И девять лет я постоянно путешествовал по стране, но предполагалось, что я преподаю в университете. Ни один студент не доложил, что я покидал город, не отпросившись из университета. Они защищали меня, потому что я защищал их. Я никогда не отмечал их посещаемость. Я просто каждый день отмечал, что они присутствуют, и в конце каждого месяца, когда ведомость отправлялась в ректорат, я просто писал, что присутствовали все и всегда.
И почти каждый действительно присутствовал, если только не случалось чего-то чрезвычайного - кто-то болел, с кем-то происходил несчастный случай, но это было другое дело. Между нами была такая гармония, что многие профессора завидовали, потому что пребывали в постоянном состоянии войны со студентами; студенты объявляли забастовки, боролись и голодали, происходили всевозможные вещи, но только не в моем классе. Потому, что если бы они мне сказали: «Мы хотим уйти на забастовку», я бы спросил: «На сколько дней? - чтобы я знал, насколько я могу уехать, потому что, пока вы на забастовке, я свободен».

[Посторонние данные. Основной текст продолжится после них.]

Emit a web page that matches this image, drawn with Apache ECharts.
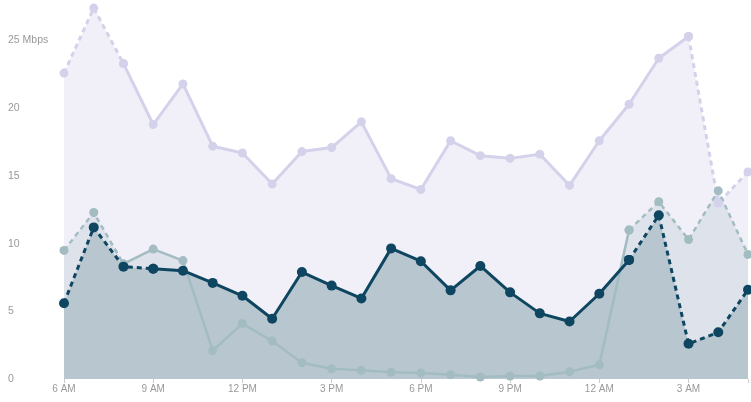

Новое поколение, в самом деле, в очень трудном положении, оно не может приспособиться к старому. Оно знает гораздо больше старого поколения. Оно знает, что эти старики просто выжили из ума, но не знает, куда отсюда направиться. Что делать, чтобы найти себя? В прошлом ни у кого не было такой проблемы. Сын ювелира становился ювелиром; это было предопределено. Сын плотника становился плотником. С самого молодого возраста он начинал помогать отцу, приносить инструменты, оборудование и мало-помалу становился подмастерьем собственного отца. В конце концов, он занимал отцовское место. Не оставалось времени для разрыва.
И какого разрыва! Разрыв, по меньшей мере, в двадцать лет, в которые ты не знаешь, кто ты такой, куда ты направляешься, что ты делаешь, почему ты это делаешь - все эти вопросы... и люди пытаются бежать. И в каждом месте, которого они достигают, они находят, что это место не для них.